Recently, COMPASS brought together a dedicated, dynamic, and fun-loving group of scientists – each studying different dimensions of wildfire – in Boulder, Colorado to navigate their own paths to engaging in the policy world. A subset of the alumni from our April 2014 workshop, all are eager to engage in the conversation about wildfire, perhaps now more than ever. Fire seasons are lengthening, more houses are burning, more firefighters are dying, and protecting people and property is costlier than ever: federal agencies spend $2 to 3 billion annually to suppress fires. The scientific understanding of wildfire is largely not reflected in the discourse, from kitchen tables to the halls of Congress. This gap is exactly why COMPASS is invested in the topic of wildfire. We are training scientists to be more effective communicators. We are coaching scientists to navigate how, when, and with whom to engage. We are creating opportunities for scientists to connect with policymakers, journalists, and others when and where we see potential.

This group of fire scientists is hungry to engage. But trying to navigate the network of players and authorities (local, state, regional, national) across Canada and the US is unwieldy. Just dipping in your toes to begin to understand the landscape easily becomes overwhelming. And like you, each of these scientists lacks a most precious resource – time!

Here are 8 ways that they’re finding their way into the right conversations, with the right people, at the right times, that might be helpful for your own engagement journey:

1. Pack the communication essentials. Know your “so what”, find the nuggets of story in your science, and develop clear messages that keep it simple without losing the details.

2. Know your destination. What is your goal? What is the change you’d ultimately like to see in the world? Perhaps your science counters conventional wisdom, so you want to be sure it is understood and considered? Might your scientific insights inform how we can get more bang for our buck from fuel treatments or other dimensions of resource management? Is there a specific management approach or policy that doesn’t reflect the current state of knowledge? Your goal is crucial to helping you discern the strategic value of a given train of opportunity for you. Is that train likely to help you get to your final destination?

3. Find trusted navigators. Navigators can help you begin to understand the vast policy network you’re stepping into, so that you can find potential leverage points, understand the players, and identify champions who can grant you access. You might start with your professional society’s public or government affairs staff, a connection at an NGO, a funder, COMPASS, or even your own colleagues (until we start to map them out, we often don’t realize the extent of the networks we already have). Don’t forget, one of best roles for you may be to position yourself as a network node that can help decision-makers access the expertise of your community.

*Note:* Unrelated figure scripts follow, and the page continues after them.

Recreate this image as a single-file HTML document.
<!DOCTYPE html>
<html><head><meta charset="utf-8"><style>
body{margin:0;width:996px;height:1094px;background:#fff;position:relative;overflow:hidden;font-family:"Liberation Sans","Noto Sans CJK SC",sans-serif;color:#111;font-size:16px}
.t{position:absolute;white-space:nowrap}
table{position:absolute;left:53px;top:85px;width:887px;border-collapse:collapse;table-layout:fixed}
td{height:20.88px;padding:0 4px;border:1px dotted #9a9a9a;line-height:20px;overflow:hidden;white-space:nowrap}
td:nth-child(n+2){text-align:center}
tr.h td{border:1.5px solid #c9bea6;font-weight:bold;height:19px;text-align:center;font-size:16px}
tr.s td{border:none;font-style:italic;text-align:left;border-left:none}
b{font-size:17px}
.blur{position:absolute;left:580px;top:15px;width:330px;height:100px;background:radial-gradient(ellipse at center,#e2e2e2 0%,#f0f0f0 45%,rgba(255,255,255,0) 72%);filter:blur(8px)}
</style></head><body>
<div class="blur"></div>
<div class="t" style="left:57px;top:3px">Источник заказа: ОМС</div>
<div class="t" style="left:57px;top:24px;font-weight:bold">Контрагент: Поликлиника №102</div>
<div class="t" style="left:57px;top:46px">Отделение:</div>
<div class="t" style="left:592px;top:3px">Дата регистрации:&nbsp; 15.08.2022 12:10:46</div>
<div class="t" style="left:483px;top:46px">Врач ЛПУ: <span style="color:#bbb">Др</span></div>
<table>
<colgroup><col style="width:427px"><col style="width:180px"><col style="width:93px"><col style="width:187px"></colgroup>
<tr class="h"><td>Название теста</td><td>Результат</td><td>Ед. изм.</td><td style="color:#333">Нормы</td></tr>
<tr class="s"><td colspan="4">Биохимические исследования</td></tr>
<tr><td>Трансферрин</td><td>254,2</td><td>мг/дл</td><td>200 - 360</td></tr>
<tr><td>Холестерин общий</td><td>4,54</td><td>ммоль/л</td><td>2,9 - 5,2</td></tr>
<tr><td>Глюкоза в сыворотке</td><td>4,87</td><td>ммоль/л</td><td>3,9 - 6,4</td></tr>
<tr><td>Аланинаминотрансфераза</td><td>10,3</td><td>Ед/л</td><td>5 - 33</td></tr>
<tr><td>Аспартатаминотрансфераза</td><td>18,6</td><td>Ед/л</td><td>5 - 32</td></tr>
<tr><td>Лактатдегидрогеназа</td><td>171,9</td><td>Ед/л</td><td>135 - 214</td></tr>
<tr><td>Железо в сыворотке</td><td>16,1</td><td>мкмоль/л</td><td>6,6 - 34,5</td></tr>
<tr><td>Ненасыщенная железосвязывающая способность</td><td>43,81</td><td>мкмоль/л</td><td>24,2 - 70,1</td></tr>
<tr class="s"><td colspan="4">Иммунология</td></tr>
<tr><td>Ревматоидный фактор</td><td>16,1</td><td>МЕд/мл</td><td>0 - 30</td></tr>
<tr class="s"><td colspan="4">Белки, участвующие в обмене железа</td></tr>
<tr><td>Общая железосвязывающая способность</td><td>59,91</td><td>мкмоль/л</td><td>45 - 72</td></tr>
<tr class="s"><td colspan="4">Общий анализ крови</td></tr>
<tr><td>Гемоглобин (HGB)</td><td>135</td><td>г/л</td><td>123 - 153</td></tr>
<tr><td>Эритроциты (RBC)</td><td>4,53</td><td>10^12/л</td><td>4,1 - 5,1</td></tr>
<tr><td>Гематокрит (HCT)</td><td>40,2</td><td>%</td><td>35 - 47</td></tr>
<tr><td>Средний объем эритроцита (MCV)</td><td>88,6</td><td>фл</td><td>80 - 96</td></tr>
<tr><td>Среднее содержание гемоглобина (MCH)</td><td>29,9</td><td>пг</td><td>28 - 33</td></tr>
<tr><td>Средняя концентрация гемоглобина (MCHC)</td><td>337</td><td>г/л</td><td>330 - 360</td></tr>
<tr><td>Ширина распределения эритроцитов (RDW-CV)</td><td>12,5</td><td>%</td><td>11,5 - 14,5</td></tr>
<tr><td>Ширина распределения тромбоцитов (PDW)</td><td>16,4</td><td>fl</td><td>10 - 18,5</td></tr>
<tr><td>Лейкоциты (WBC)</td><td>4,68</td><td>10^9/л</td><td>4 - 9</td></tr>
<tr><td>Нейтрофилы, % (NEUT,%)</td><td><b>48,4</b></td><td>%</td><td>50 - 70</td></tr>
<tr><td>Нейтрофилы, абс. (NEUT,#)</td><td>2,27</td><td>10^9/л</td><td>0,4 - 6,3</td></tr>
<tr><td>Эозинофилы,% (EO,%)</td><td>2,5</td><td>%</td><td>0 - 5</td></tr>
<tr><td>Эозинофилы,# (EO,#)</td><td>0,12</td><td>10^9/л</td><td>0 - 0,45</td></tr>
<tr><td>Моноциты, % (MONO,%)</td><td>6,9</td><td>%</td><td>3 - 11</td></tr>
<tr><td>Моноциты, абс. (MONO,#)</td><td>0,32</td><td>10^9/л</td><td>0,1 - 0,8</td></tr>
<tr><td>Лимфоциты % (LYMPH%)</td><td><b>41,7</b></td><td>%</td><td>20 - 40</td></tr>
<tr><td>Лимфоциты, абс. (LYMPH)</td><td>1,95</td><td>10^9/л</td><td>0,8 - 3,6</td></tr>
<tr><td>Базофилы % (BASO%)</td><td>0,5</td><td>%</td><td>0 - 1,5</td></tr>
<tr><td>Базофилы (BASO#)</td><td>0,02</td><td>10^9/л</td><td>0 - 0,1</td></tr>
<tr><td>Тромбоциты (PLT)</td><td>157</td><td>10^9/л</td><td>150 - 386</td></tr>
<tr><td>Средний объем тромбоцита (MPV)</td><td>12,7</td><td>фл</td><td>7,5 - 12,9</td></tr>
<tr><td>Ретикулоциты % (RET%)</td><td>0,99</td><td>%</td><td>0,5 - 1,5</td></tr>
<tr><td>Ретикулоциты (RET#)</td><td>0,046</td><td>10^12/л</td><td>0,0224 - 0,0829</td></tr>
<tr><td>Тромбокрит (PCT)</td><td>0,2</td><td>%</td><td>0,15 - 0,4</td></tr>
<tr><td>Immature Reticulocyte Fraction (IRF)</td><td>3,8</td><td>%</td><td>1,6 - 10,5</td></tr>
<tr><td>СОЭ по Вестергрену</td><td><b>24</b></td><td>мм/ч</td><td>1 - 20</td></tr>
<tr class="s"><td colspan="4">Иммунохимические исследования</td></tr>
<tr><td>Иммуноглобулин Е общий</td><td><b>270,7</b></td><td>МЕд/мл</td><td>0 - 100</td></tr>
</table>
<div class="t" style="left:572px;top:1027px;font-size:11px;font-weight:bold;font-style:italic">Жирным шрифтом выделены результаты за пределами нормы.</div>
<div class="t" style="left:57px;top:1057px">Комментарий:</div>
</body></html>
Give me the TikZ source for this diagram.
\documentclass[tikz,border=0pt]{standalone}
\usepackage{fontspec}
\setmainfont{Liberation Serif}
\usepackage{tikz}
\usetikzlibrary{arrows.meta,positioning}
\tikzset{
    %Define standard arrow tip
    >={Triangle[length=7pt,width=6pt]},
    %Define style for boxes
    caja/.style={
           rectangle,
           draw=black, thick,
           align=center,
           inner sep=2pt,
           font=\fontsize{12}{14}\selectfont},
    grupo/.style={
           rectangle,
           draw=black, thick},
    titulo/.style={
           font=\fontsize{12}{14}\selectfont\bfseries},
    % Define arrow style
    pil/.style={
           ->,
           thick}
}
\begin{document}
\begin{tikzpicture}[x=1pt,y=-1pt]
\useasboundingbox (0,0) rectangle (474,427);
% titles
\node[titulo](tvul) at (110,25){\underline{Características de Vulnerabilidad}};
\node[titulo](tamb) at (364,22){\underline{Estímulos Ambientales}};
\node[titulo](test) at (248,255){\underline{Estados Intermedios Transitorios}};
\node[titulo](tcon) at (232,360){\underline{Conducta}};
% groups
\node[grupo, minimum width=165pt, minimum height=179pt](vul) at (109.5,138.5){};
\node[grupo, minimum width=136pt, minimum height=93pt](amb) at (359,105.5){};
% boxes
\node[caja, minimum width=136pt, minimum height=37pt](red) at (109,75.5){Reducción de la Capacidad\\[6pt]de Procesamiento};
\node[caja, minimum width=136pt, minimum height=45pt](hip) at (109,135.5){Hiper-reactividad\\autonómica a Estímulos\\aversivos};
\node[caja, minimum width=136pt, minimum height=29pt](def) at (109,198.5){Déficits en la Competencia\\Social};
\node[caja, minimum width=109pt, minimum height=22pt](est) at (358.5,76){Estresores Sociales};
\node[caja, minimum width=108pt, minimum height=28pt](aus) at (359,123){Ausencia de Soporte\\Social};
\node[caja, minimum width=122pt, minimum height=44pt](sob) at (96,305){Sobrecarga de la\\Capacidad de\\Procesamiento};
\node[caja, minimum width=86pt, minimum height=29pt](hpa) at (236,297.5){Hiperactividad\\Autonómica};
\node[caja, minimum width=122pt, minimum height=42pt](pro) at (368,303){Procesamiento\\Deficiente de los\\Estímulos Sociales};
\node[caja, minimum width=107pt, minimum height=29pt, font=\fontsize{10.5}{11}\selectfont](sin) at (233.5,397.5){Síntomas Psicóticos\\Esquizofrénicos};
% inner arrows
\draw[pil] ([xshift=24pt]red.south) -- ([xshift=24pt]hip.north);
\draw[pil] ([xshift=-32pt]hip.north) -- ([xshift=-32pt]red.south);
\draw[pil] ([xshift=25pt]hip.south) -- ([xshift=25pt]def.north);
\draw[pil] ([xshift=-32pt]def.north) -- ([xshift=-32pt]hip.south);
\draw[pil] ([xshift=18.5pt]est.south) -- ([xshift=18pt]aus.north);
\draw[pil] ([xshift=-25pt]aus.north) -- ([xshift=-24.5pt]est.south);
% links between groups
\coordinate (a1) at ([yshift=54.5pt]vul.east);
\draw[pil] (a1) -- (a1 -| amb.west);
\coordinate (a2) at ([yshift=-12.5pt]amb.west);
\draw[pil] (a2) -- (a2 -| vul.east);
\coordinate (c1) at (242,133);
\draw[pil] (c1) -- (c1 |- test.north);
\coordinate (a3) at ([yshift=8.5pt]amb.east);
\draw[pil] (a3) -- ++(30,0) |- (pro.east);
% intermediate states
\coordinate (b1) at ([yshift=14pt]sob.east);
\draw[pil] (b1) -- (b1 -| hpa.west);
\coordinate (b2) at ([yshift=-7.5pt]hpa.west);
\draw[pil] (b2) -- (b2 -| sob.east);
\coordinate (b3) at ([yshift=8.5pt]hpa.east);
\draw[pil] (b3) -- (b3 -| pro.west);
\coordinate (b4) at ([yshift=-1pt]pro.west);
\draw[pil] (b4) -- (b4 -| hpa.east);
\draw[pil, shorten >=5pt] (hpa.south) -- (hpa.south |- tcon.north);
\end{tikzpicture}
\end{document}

4. Know your timetables. Is there a train at the station right now that might provide a ripe window of opportunity? For wildfire, trains include state-level adaptation planning, the onset of regional forest planning, and ongoing discussions in Congress about how to pay for the soaring costs associated with fire. If there isn’t a train right now, when is the next likely one? Glean what insights you can into where the discourse is heading (this is where your navigators will be incredibly helpful). For wildfire, trains are frequently arriving at the station – there will be another wildfire. And as the fire season lengthens, the window of opportunity for engaging is getting that much longer. With each newsworthy fire, the public and policymakers are asking more questions about how to solve the wildfire problem.

5. Commuter or transcontinental? For wildfire, the trains of engagement span everything from daily commuters (e.g., decisions made by local fire and land managers) to transcontinental lines (e.g., the federal discussion about fire borrowing). Where are you most passionate about engaging? Locally? Regionally? Federally? For your topic, are there regular, frequent commuter trains? Something that runs less often? Or perhaps something that you think is running, but is actually just your imagination (the Polar Express)?

6. Pack your travel documents. It’s always a good idea to have a leave-behind in your back pocket. Ensure that it includes your contact information, a recent photo, and the top three points you want to make.

7. Bring plenty of patience – a traveler’s virtue. Policy change can be painfully slow and incremental. And it’s not always the latest most cutting-edge science that’s needed – what may feel relatively elementary to you may not be reflected in the policy discourse.

8. Be adventuresome. Take risks. Put yourself out there as a resource. Create new relationships, a key currency in the policy world. So much of policy is ultimately about serendipity – you never know when the relationships you make today might pay future dividends.